Many major costal cities with populations of more than 10 million people are under threat: Buenos Aires, Rio de Janeiro, Los Angeles, New York, Lagos, Cairo, Karachi, Mumbai, Kolkata, Dhaka, Shanghai, Osaka-Kobe and Tokyo. By 2030, when three-quarters of the world's population is expected to be urban, the biggest cities will be found in the developing world. It is the medium-sized cities in these regions -- such as Esmeraldas, Ecuador; Maputo, Mozambique; and Sorsogon, Philippines – that face the largest population growth and increasing vulnerability to climate change-related impacts over the coming decades. UN-HABITAT's Cities and Climate Change Initiative (CCCI) targets these cities in particular.
In these cities the most affected populations are the urban poor – i.e. slum dwellers in developing countries – along beaches vulnerable to flooding, by railways, on slopes prone to landfalls, near polluted grounds, on desertified land and in shaky structures vulnerable to earthquakes.
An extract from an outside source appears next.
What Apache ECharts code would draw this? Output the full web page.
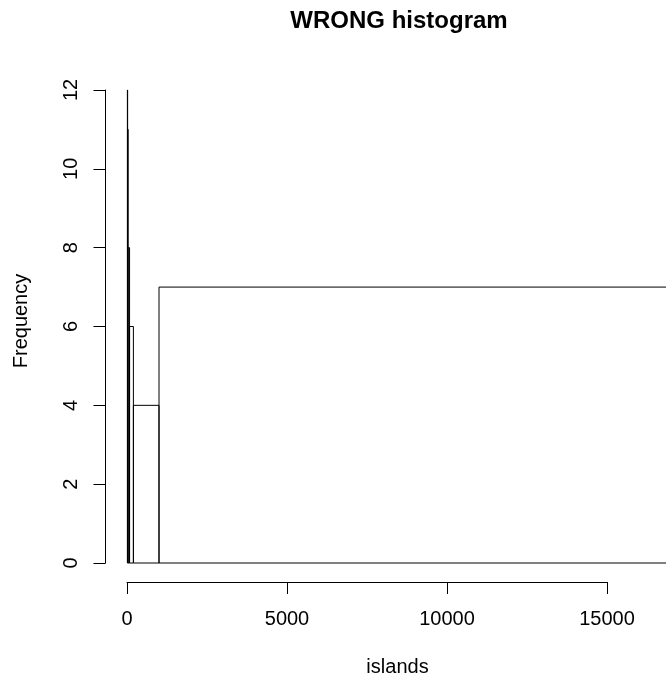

The risk of mass fatalities is greater given modern land use policies and rapid urbanisation.
However, cities are also places of innovation and efficiency when properly planned, capacitated and managed through the appropriate governance structures. Together with their local authorities they have the potential to diminish the causes of climate change (mitigation) and effectively protect themselves from its impacts (adaptation).